DO THIS → Can you transcribe the data exactly? Leave the pictures out.

RECORDED INFORMATION →
################

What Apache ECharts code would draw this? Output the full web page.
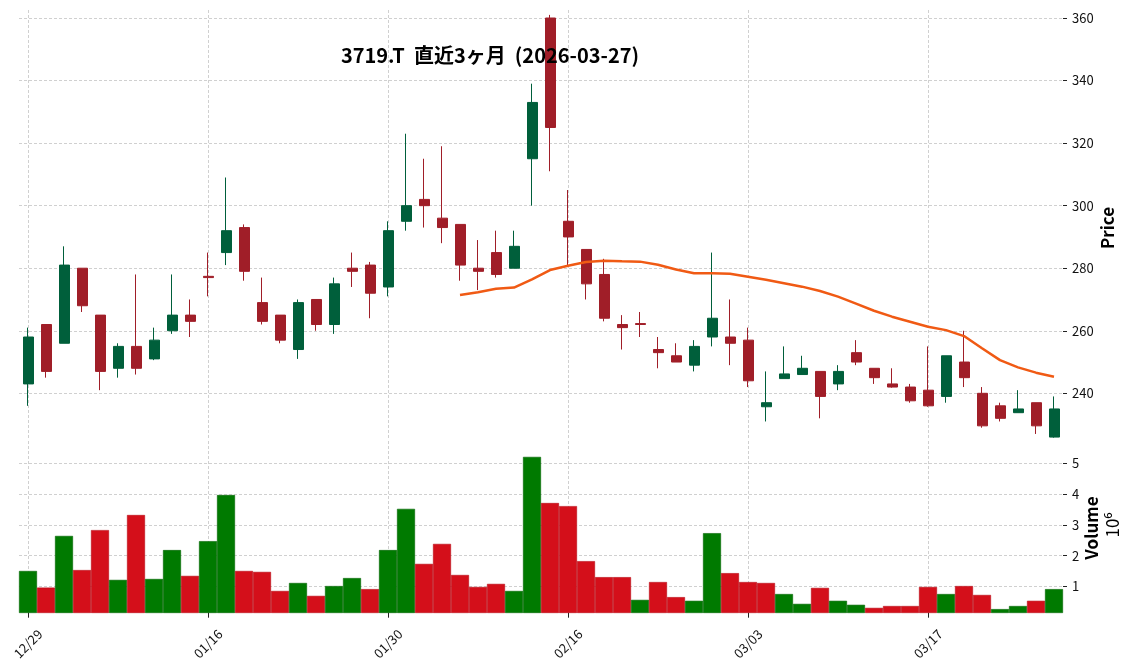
<!DOCTYPE html>
<html><head><meta charset="utf-8">
<script src="https://cdn.jsdelivr.net/npm/echarts/dist/echarts.min.js"></script>
<style>html,body{margin:0;padding:0;background:#fff}#c{width:1136px;height:670px}</style>
</head><body><div id="c"></div>
<script>
const dates = ['12/29','12/30','01/05','01/06','01/07','01/08','01/09','01/13','01/14','01/15',
  '01/16','01/19','01/20','01/21','01/22','01/23','01/26','01/27','01/28','01/29',
  '01/30','02/02','02/03','02/04','02/05','02/06','02/09','02/10','02/12','02/13',
  '02/16','02/17','02/18','02/19','02/20','02/24','02/25','02/26','02/27','03/02',
  '03/03','03/04','03/05','03/06','03/09','03/10','03/11','03/12','03/13','03/16',
  '03/17','03/18','03/19','03/23','03/24','03/25','03/26','03/27'];
const opens  = [243,262,256,280,265,248,255,251,260,265, 277.4,285,293,269,265,254,270,262,280,281,
  274,295,302,296,294,280,285,280,315,360, 295,286,278,262,262.3,254,252,249,258,258,
  257,235.7,244.7,246,247,243,253,248,243,242, 241,239,250,240,236,233.8,237,226];
const closes = [258,247,281,268,247,255,248,257,265,263, 277,292,279,263,257,269,262,275,279,272,
  292,300,300,293,281,279,278,287,333,325, 290,275,264,261,262,253,250,255,264,256,
  244,237,246.2,248,239,247,250,245,242,237.6, 236,252,245,229.6,232,235,229.6,235];
const lows   = [236,245,256,266,241,245,246,250.6,259,258, 271,281,276,262,256,251,260,259,274,264,
  271,292,293,288,276,273,277,280,300,311, 281,270,263,254,258,248,250,247,255,249,
  242,231,244.7,246,232,241,249,243,241.8,237, 235.7,237,242,229,231,233.8,227,225.8];
const highs  = [261,262,287,280,265,256,278,261,278,270, 285,309,294,277,265,270,270,277,285,282,
  295,323,315,319,294,289,292,292,339,361, 305,286,283,265,266,258,256,257,285,270,
  261,247,255,252,247,249,257,248,248,243, 255,252,260,242,237,241,237,239];
const volumes = [1.50e6,0.96e6,2.64e6,1.53e6,2.83e6,1.21e6,3.32e6,1.24e6,2.18e6,1.34e6,
  2.47e6,3.97e6,1.50e6,1.47e6,0.85e6,1.11e6,0.69e6,1.01e6,1.27e6,0.91e6,
  2.18e6,3.52e6,1.73e6,2.38e6,1.37e6,0.98e6,1.08e6,0.85e6,5.21e6,3.71e6,
  3.61e6,1.82e6,1.30e6,1.30e6,0.56e6,1.14e6,0.65e6,0.53e6,2.73e6,1.43e6,
  1.14e6,1.11e6,0.75e6,0.43e6,0.95e6,0.53e6,0.40e6,0.30e6,0.36e6,0.36e6,
  0.98e6,0.75e6,1.01e6,0.72e6,0.26e6,0.36e6,0.53e6,0.91e6];
const volumeUp = [1,0,1,0,0,1,0,1,1,0, 1,1,0,0,0,1,0,1,1,0, 1,1,0,0,0,0,0,1,1,0,
  0,0,0,0,1,0,0,1,1,0, 0,0,1,1,0,1,1,0,0,0, 0,1,0,0,1,1,0,1];
const ma25Start = 24;
const ma25 = [271.4,272.3,273.4,273.8,276.4,279.4,280.8,282.0,282.4,282.2,
  282.1,281.1,279.6,278.4,278.4,278.2,277.3,276.3,275.2,274.1,
  272.7,270.9,268.7,266.4,264.5,262.9,261.3,260.2,258.3,254.4,
  250.6,248.3,246.6,245.3];
const priceTicks = [240,260,280,300,320,340,360];
const volumeTicks = [1e6,2e6,3e6,4e6,5e6];
const titleText = '3719.T  直近3ヶ月  (2026-03-27)';

const FONT = "'Noto Sans CJK JP', 'Noto Sans', sans-serif";
const candleData = dates.map((d, i) => [opens[i], closes[i], lows[i], highs[i]]);
const volData = volumes.map((v, i) => ({
  value: v,
  itemStyle: {
    color: volumeUp[i] ? '#007a00' : '#d40f1a',
    borderColor: volumeUp[i] ? '#006400' : '#b80b15',
    borderWidth: 0.6
  }
}));
const maData = dates.map((d, i) => i < ma25Start ? '-' : ma25[i - ma25Start]);
const every10 = (index) => index % 10 === 0;
const gridLineStyle = {color: '#c4c4c4', width: 0.8, type: [3, 2]};

const chart = echarts.init(document.getElementById('c'), null, {renderer: 'canvas'});
chart.setOption({
  animation: false,
  backgroundColor: '#fff',
  grid: [
    {left: 19, right: 73, top: 10, height: 430},
    {left: 19, right: 73, top: 441, height: 171.7}
  ],
  xAxis: [
    {type: 'category', gridIndex: 0, data: dates, boundaryGap: true,
     axisLine: {show: false}, axisTick: {show: false}, axisLabel: {show: false},
     splitLine: {show: true, interval: every10, alignWithLabel: true, lineStyle: gridLineStyle}},
    {type: 'category', gridIndex: 1, data: dates, boundaryGap: true,
     axisLine: {show: false},
     axisTick: {show: true, alignWithLabel: true, interval: every10, length: 5, lineStyle: {color: '#222', width: 1}},
     axisLabel: {interval: every10, rotate: 45, align: 'center', verticalAlign: 'middle', margin: 31,
                 fontSize: 13, color: '#111', fontFamily: FONT},
     splitLine: {show: true, interval: every10, alignWithLabel: true, lineStyle: gridLineStyle}}
  ],
  yAxis: [
    {type: 'value', gridIndex: 0, position: 'right', min: 225.07, max: 362.56,
     axisLine: {show: false},
     axisTick: {show: true, length: 4, customValues: priceTicks, lineStyle: {color: '#222'}},
     axisLabel: {customValues: priceTicks, margin: 9, fontSize: 13, color: '#111', fontFamily: FONT},
     splitLine: {show: true, lineStyle: gridLineStyle}},
    {type: 'value', gridIndex: 1, position: 'right', min: 0.143e6, max: 5.727e6,
     axisLine: {show: false},
     axisTick: {show: true, length: 4, customValues: volumeTicks, lineStyle: {color: '#222'}},
     axisLabel: {customValues: volumeTicks, margin: 9, fontSize: 13, color: '#111', fontFamily: FONT,
                 formatter: v => String(Math.round(v / 1e6))},
     splitLine: {show: true, lineStyle: gridLineStyle}}
  ],
  graphic: [
    {type: 'text', z: 100, x: 490, y: 55, style: {text: titleText, font: 'bold 20px ' + FONT, fill: '#000', align: 'center', verticalAlign: 'middle'}},
    {type: 'text', z: 100, x: 1108, y: 228, rotation: Math.PI / 2, style: {text: 'Price', font: 'bold 17px ' + FONT, fill: '#000', align: 'center', verticalAlign: 'middle'}},
    {type: 'text', z: 100, x: 1092, y: 528, rotation: Math.PI / 2, style: {text: 'Volume', font: 'bold 17px ' + FONT, fill: '#000', align: 'center', verticalAlign: 'middle'}},
    {type: 'text', z: 100, x: 1113, y: 525, rotation: Math.PI / 2, style: {text: '10⁶', font: '17px ' + FONT, fill: '#000', align: 'center', verticalAlign: 'middle'}}
  ],
  series: [
    {type: 'candlestick', xAxisIndex: 0, yAxisIndex: 0, data: candleData, barWidth: 10.5, clip: true,
     itemStyle: {color: '#005f3b', color0: '#a01e28', borderColor: '#005f3b', borderColor0: '#a01e28', borderWidth: 1}},
    {type: 'line', xAxisIndex: 0, yAxisIndex: 0, data: maData, symbol: 'none', smooth: false,
     lineStyle: {color: '#f05a14', width: 2.5}, z: 3},
    {type: 'bar', xAxisIndex: 1, yAxisIndex: 1, data: volData, barCategoryGap: '0%', barWidth: '100%', clip: true}
  ]
});
</script>
</body></html>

################

SOLUTION TO THE EXERCISE →
What Apache ECharts code would draw this? Output the full web page.
<!DOCTYPE html>
<html><head><meta charset="utf-8">
<script src="https://cdn.jsdelivr.net/npm/echarts/dist/echarts.min.js"></script>
<style>html,body{margin:0;padding:0;background:#fff}#c{width:1136px;height:670px}</style>
</head><body><div id="c"></div>
<script>
const dates = ['12/29','12/30','01/05','01/06','01/07','01/08','01/09','01/13','01/14','01/15',
  '01/16','01/19','01/20','01/21','01/22','01/23','01/26','01/27','01/28','01/29',
  '01/30','02/02','02/03','02/04','02/05','02/06','02/09','02/10','02/12','02/13',
  '02/16','02/17','02/18','02/19','02/20','02/24','02/25','02/26','02/27','03/02',
  '03/03','03/04','03/05','03/06','03/09','03/10','03/11','03/12','03/13','03/16',
  '03/17','03/18','03/19','03/23','03/24','03/25','03/26','03/27'];
const opens  = [243,262,256,280,265,248,255,251,260,265, 277.4,285,293,269,265,254,270,262,280,281,
  274,295,302,296,294,280,285,280,315,360, 295,286,278,262,262.3,254,252,249,258,258,
  257,235.7,244.7,246,247,243,253,248,243,242, 241,239,250,240,236,233.8,237,226];
const closes = [258,247,281,268,247,255,248,257,265,263, 277,292,279,263,257,269,262,275,279,272,
  292,300,300,293,281,279,278,287,333,325, 290,275,264,261,262,253,250,255,264,256,
  244,237,246.2,248,239,247,250,245,242,237.6, 236,252,245,229.6,232,235,229.6,235];
const lows   = [236,245,256,266,241,245,246,250.6,259,258, 271,281,276,262,256,251,260,259,274,264,
  271,292,293,288,276,273,277,280,300,311, 281,270,263,254,258,248,250,247,255,249,
  242,231,244.7,246,232,241,249,243,241.8,237, 235.7,237,242,229,231,233.8,227,225.8];
const highs  = [261,262,287,280,265,256,278,261,278,270, 285,309,294,277,265,270,270,277,285,282,
  295,323,315,319,294,289,292,292,339,361, 305,286,283,265,266,258,256,257,285,270,
  261,247,255,252,247,249,257,248,248,243, 255,252,260,242,237,241,237,239];
const volumes = [1.50e6,0.96e6,2.64e6,1.53e6,2.83e6,1.21e6,3.32e6,1.24e6,2.18e6,1.34e6,
  2.47e6,3.97e6,1.50e6,1.47e6,0.85e6,1.11e6,0.69e6,1.01e6,1.27e6,0.91e6,
  2.18e6,3.52e6,1.73e6,2.38e6,1.37e6,0.98e6,1.08e6,0.85e6,5.21e6,3.71e6,
  3.61e6,1.82e6,1.30e6,1.30e6,0.56e6,1.14e6,0.65e6,0.53e6,2.73e6,1.43e6,
  1.14e6,1.11e6,0.75e6,0.43e6,0.95e6,0.53e6,0.40e6,0.30e6,0.36e6,0.36e6,
  0.98e6,0.75e6,1.01e6,0.72e6,0.26e6,0.36e6,0.53e6,0.91e6];
const volumeUp = [1,0,1,0,0,1,0,1,1,0, 1,1,0,0,0,1,0,1,1,0, 1,1,0,0,0,0,0,1,1,0,
  0,0,0,0,1,0,0,1,1,0, 0,0,1,1,0,1,1,0,0,0, 0,1,0,0,1,1,0,1];
const ma25Start = 24;
const ma25 = [271.4,272.3,273.4,273.8,276.4,279.4,280.8,282.0,282.4,282.2,
  282.1,281.1,279.6,278.4,278.4,278.2,277.3,276.3,275.2,274.1,
  272.7,270.9,268.7,266.4,264.5,262.9,261.3,260.2,258.3,254.4,
  250.6,248.3,246.6,245.3];
const priceTicks = [240,260,280,300,320,340,360];
const volumeTicks = [1e6,2e6,3e6,4e6,5e6];
const titleText = '3719.T  直近3ヶ月  (2026-03-27)';

const FONT = "'Noto Sans CJK JP', 'Noto Sans', sans-serif";
const candleData = dates.map((d, i) => [opens[i], closes[i], lows[i], highs[i]]);
const volData = volumes.map((v, i) => ({
  value: v,
  itemStyle: {
    color: volumeUp[i] ? '#007a00' : '#d40f1a',
    borderColor: volumeUp[i] ? '#006400' : '#b80b15',
    borderWidth: 0.6
  }
}));
const maData = dates.map((d, i) => i < ma25Start ? '-' : ma25[i - ma25Start]);
const every10 = (index) => index % 10 === 0;
const gridLineStyle = {color: '#c4c4c4', width: 0.8, type: [3, 2]};

const chart = echarts.init(document.getElementById('c'), null, {renderer: 'canvas'});
chart.setOption({
  animation: false,
  backgroundColor: '#fff',
  grid: [
    {left: 19, right: 73, top: 10, height: 430},
    {left: 19, right: 73, top: 441, height: 171.7}
  ],
  xAxis: [
    {type: 'category', gridIndex: 0, data: dates, boundaryGap: true,
     axisLine: {show: false}, axisTick: {show: false}, axisLabel: {show: false},
     splitLine: {show: true, interval: every10, alignWithLabel: true, lineStyle: gridLineStyle}},
    {type: 'category', gridIndex: 1, data: dates, boundaryGap: true,
     axisLine: {show: false},
     axisTick: {show: true, alignWithLabel: true, interval: every10, length: 5, lineStyle: {color: '#222', width: 1}},
     axisLabel: {interval: every10, rotate: 45, align: 'center', verticalAlign: 'middle', margin: 31,
                 fontSize: 13, color: '#111', fontFamily: FONT},
     splitLine: {show: true, interval: every10, alignWithLabel: true, lineStyle: gridLineStyle}}
  ],
  yAxis: [
    {type: 'value', gridIndex: 0, position: 'right', min: 225.07, max: 362.56,
     axisLine: {show: false},
     axisTick: {show: true, length: 4, customValues: priceTicks, lineStyle: {color: '#222'}},
     axisLabel: {customValues: priceTicks, margin: 9, fontSize: 13, color: '#111', fontFamily: FONT},
     splitLine: {show: true, lineStyle: gridLineStyle}},
    {type: 'value', gridIndex: 1, position: 'right', min: 0.143e6, max: 5.727e6,
     axisLine: {show: false},
     axisTick: {show: true, length: 4, customValues: volumeTicks, lineStyle: {color: '#222'}},
     axisLabel: {customValues: volumeTicks, margin: 9, fontSize: 13, color: '#111', fontFamily: FONT,
                 formatter: v => String(Math.round(v / 1e6))},
     splitLine: {show: true, lineStyle: gridLineStyle}}
  ],
  graphic: [
    {type: 'text', z: 100, x: 490, y: 55, style: {text: titleText, font: 'bold 20px ' + FONT, fill: '#000', align: 'center', verticalAlign: 'middle'}},
    {type: 'text', z: 100, x: 1108, y: 228, rotation: Math.PI / 2, style: {text: 'Price', font: 'bold 17px ' + FONT, fill: '#000', align: 'center', verticalAlign: 'middle'}},
    {type: 'text', z: 100, x: 1092, y: 528, rotation: Math.PI / 2, style: {text: 'Volume', font: 'bold 17px ' + FONT, fill: '#000', align: 'center', verticalAlign: 'middle'}},
    {type: 'text', z: 100, x: 1113, y: 525, rotation: Math.PI / 2, style: {text: '10⁶', font: '17px ' + FONT, fill: '#000', align: 'center', verticalAlign: 'middle'}}
  ],
  series: [
    {type: 'candlestick', xAxisIndex: 0, yAxisIndex: 0, data: candleData, barWidth: 10.5, clip: true,
     itemStyle: {color: '#005f3b', color0: '#a01e28', borderColor: '#005f3b', borderColor0: '#a01e28', borderWidth: 1}},
    {type: 'line', xAxisIndex: 0, yAxisIndex: 0, data: maData, symbol: 'none', smooth: false,
     lineStyle: {color: '#f05a14', width: 2.5}, z: 3},
    {type: 'bar', xAxisIndex: 1, yAxisIndex: 1, data: volData, barCategoryGap: '0%', barWidth: '100%', clip: true}
  ]
});
</script>
</body></html>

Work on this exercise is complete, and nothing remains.